**REQUIRED WORK**
From the entries below, copy exactly the lines from the one that contains "Generate a component" through the one that contains "const data = energies.map((e, i)", both included, and only those.

**RECORDED DATA**
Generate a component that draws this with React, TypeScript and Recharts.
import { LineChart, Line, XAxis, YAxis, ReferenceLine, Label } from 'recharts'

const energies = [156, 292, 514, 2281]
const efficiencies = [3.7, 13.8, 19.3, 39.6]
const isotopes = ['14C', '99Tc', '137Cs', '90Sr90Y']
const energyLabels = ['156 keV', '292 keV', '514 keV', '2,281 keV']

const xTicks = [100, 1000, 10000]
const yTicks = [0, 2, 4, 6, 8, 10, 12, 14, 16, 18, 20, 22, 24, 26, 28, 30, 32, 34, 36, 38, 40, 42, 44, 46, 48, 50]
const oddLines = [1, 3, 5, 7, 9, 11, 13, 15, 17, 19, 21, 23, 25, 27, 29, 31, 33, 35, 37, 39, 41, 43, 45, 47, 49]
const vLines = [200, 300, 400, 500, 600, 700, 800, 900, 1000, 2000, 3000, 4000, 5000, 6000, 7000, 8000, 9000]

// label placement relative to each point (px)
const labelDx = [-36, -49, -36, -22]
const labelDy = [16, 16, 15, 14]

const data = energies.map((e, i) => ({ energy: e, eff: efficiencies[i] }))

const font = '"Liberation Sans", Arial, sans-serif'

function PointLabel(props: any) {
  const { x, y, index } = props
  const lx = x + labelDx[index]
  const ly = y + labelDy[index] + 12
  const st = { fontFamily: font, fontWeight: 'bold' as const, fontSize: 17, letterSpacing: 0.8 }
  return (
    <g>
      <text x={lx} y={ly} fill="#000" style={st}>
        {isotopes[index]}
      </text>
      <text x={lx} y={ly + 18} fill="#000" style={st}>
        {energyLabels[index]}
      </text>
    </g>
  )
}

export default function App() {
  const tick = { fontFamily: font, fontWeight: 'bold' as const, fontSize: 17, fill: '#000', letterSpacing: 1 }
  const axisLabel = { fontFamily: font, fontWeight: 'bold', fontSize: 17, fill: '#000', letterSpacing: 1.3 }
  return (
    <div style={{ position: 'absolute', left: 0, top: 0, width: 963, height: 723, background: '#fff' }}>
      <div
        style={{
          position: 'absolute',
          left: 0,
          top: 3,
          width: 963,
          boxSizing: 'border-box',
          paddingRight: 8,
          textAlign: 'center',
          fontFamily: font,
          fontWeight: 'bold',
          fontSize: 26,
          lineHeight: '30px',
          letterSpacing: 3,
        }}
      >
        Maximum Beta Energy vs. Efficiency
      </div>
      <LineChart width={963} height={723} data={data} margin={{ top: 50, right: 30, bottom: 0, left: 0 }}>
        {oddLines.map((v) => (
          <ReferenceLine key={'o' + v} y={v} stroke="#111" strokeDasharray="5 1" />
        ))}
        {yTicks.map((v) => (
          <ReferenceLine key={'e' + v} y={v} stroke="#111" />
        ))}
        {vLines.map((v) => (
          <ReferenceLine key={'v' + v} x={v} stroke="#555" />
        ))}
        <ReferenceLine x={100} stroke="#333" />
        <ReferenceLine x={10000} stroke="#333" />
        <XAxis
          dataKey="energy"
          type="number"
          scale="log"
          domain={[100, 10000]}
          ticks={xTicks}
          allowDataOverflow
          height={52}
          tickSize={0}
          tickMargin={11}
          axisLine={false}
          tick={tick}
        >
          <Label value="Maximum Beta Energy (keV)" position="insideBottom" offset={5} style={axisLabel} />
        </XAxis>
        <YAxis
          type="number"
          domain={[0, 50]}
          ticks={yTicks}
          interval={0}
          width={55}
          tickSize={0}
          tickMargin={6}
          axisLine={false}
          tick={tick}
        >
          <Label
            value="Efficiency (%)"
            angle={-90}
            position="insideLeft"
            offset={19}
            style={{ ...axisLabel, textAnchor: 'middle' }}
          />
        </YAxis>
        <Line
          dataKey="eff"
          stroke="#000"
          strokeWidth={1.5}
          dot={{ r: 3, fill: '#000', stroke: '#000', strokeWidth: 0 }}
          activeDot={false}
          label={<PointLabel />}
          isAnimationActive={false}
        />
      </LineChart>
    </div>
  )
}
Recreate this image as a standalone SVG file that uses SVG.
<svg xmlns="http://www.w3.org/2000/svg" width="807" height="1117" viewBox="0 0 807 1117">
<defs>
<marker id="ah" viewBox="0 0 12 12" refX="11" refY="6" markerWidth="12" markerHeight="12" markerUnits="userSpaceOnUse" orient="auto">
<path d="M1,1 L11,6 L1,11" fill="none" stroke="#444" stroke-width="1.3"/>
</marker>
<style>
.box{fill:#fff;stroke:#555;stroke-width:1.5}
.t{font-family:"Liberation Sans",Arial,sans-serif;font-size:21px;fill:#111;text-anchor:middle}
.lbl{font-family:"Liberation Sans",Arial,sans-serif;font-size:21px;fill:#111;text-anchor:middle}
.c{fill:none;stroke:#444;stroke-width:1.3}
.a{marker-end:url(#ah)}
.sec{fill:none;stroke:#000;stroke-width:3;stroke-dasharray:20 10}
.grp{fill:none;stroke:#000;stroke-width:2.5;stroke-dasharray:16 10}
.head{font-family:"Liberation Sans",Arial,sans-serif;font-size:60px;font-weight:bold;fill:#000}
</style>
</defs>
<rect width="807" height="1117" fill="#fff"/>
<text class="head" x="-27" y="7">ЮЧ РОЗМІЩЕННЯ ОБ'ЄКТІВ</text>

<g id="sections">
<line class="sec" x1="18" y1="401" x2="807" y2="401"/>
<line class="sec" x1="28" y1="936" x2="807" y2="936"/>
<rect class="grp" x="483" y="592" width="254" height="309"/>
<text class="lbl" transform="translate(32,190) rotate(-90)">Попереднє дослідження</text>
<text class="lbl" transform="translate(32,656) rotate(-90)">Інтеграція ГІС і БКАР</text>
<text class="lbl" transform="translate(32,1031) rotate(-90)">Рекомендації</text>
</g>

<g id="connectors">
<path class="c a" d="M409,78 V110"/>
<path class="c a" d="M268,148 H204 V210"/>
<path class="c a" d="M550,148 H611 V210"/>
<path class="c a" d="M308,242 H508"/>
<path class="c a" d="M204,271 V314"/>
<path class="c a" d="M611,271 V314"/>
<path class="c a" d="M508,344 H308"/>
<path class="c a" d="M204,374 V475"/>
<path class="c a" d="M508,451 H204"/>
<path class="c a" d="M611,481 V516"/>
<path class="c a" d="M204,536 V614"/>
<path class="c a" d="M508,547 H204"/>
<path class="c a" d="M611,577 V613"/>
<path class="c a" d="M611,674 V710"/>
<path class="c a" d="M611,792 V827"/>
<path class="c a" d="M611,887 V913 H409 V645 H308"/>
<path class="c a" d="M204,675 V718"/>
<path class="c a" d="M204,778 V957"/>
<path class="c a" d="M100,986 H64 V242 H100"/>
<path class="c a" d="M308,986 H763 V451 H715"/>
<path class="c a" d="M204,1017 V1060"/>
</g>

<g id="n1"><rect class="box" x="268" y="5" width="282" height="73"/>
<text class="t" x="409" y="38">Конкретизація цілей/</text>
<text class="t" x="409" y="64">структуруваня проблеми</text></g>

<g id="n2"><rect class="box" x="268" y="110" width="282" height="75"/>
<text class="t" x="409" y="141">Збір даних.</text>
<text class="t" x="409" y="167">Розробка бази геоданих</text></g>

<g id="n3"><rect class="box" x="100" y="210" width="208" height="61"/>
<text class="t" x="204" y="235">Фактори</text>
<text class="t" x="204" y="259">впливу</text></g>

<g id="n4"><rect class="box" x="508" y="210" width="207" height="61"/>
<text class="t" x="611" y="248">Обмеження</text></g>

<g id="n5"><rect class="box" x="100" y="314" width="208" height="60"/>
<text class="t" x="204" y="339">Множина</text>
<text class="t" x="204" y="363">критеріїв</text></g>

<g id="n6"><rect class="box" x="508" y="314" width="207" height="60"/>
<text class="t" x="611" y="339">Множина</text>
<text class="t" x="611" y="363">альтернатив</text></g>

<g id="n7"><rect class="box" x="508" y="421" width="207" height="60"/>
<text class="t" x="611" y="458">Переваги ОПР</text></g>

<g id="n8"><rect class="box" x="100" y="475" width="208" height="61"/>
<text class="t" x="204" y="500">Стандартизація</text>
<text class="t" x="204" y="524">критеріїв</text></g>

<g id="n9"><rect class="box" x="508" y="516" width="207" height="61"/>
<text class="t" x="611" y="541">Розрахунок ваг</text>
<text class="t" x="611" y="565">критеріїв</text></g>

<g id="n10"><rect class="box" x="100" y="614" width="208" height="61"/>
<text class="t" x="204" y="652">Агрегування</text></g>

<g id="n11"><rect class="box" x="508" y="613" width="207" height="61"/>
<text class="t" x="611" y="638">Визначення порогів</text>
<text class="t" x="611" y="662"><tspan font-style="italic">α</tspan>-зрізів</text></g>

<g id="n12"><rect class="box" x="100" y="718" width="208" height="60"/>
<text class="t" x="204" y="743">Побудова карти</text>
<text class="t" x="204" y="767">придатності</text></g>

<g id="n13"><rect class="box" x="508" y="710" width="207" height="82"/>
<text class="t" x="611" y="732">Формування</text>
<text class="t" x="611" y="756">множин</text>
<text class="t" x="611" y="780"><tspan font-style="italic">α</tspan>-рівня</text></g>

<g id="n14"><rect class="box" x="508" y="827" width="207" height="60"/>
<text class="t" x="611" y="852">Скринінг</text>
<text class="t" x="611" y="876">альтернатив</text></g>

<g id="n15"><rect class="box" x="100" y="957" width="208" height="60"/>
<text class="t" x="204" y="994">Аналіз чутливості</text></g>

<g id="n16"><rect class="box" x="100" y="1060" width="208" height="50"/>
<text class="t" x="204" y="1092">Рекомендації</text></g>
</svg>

* * *

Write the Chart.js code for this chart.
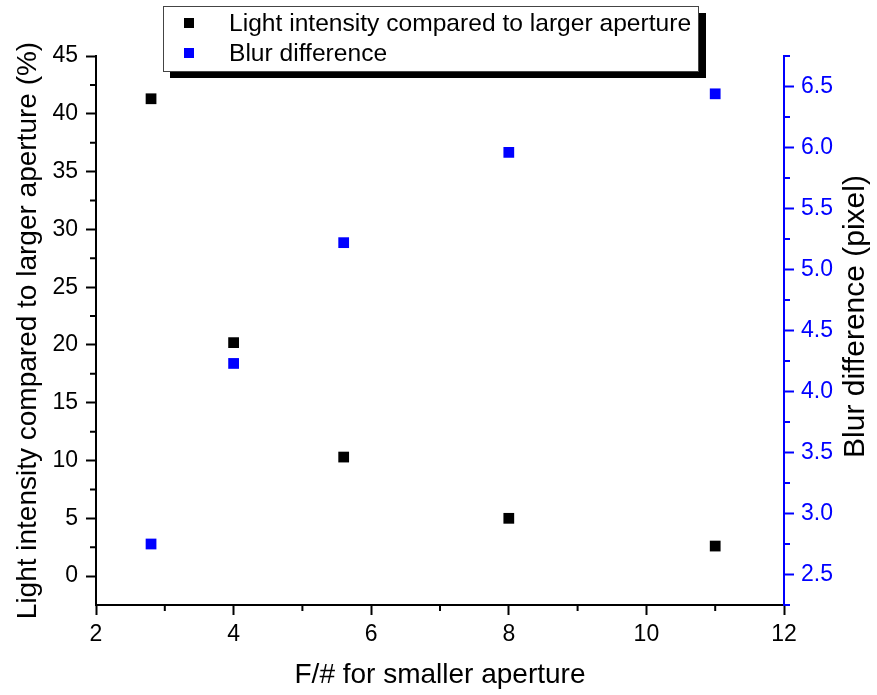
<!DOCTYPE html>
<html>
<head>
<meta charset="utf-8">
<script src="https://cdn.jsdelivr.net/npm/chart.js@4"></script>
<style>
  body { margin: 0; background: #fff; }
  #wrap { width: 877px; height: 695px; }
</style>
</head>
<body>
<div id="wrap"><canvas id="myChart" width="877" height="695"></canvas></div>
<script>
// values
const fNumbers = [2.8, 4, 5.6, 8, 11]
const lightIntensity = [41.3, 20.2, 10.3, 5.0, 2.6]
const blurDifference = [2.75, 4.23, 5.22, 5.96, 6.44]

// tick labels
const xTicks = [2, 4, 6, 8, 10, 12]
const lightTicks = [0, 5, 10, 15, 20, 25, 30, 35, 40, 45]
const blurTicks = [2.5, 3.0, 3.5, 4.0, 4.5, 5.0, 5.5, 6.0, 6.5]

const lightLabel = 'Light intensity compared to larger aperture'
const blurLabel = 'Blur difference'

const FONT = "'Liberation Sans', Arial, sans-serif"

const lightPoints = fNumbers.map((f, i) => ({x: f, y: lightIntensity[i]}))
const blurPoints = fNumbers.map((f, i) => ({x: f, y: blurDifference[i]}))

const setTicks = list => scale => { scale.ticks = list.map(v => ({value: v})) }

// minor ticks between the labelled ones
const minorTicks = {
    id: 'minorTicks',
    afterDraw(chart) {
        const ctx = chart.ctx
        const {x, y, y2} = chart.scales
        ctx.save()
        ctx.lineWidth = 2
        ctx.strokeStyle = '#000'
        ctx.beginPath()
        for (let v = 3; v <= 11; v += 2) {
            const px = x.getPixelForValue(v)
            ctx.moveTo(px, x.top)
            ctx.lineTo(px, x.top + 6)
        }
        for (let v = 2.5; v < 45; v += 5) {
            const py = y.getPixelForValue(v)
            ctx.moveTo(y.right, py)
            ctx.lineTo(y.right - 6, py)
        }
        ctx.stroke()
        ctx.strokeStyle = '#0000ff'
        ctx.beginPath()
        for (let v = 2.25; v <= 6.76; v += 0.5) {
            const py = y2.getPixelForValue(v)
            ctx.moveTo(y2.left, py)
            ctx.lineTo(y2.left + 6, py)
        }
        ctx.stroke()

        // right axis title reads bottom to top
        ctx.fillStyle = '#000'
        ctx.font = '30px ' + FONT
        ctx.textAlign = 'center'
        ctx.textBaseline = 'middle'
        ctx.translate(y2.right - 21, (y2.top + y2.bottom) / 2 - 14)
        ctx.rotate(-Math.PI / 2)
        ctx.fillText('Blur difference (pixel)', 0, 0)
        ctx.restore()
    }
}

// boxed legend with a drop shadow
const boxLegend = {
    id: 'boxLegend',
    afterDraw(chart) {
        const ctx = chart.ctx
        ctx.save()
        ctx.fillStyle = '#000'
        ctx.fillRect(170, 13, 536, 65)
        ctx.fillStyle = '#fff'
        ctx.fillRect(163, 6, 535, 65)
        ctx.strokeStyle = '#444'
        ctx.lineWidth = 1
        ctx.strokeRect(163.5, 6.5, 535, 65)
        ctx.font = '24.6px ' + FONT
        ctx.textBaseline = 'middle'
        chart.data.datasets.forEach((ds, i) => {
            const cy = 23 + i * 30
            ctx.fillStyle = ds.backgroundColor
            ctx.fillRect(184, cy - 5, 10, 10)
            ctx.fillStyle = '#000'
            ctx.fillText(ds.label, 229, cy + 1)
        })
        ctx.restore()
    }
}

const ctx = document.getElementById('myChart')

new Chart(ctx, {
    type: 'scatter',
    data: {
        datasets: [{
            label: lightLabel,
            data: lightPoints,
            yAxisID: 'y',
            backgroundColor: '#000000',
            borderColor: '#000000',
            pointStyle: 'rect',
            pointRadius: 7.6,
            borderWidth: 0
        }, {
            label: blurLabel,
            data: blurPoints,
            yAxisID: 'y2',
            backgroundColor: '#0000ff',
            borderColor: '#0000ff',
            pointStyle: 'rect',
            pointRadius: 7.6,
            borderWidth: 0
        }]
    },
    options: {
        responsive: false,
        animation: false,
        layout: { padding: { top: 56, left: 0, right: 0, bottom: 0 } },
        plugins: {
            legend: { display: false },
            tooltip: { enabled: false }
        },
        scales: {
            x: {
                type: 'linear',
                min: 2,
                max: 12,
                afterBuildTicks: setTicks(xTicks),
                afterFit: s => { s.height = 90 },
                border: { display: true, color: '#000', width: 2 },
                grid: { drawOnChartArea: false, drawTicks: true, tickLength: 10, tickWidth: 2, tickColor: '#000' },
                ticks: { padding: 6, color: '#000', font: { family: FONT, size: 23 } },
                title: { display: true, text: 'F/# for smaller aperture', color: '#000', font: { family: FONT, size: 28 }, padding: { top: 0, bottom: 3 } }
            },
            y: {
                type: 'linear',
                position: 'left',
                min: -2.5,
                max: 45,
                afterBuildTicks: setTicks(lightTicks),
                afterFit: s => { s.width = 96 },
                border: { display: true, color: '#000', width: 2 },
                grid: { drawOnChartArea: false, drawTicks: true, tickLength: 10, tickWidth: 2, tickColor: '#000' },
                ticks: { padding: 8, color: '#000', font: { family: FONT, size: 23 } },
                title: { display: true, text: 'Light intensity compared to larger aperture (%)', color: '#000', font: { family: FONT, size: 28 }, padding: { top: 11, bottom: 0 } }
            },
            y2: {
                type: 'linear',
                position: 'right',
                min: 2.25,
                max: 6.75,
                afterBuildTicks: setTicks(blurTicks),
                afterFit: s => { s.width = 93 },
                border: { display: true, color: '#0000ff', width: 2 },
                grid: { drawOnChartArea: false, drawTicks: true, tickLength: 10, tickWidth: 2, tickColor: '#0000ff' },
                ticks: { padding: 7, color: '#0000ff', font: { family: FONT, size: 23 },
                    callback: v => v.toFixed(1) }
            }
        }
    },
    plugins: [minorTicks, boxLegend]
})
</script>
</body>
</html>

**EXERCISE RESULT**
Generate a component that draws this with React, TypeScript and Recharts.
import { LineChart, Line, XAxis, YAxis, ReferenceLine, Label } from 'recharts'

const energies = [156, 292, 514, 2281]
const efficiencies = [3.7, 13.8, 19.3, 39.6]
const isotopes = ['14C', '99Tc', '137Cs', '90Sr90Y']
const energyLabels = ['156 keV', '292 keV', '514 keV', '2,281 keV']

const xTicks = [100, 1000, 10000]
const yTicks = [0, 2, 4, 6, 8, 10, 12, 14, 16, 18, 20, 22, 24, 26, 28, 30, 32, 34, 36, 38, 40, 42, 44, 46, 48, 50]
const oddLines = [1, 3, 5, 7, 9, 11, 13, 15, 17, 19, 21, 23, 25, 27, 29, 31, 33, 35, 37, 39, 41, 43, 45, 47, 49]
const vLines = [200, 300, 400, 500, 600, 700, 800, 900, 1000, 2000, 3000, 4000, 5000, 6000, 7000, 8000, 9000]

// label placement relative to each point (px)
const labelDx = [-36, -49, -36, -22]
const labelDy = [16, 16, 15, 14]

const data = energies.map((e, i) => ({ energy: e, eff: efficiencies[i] }))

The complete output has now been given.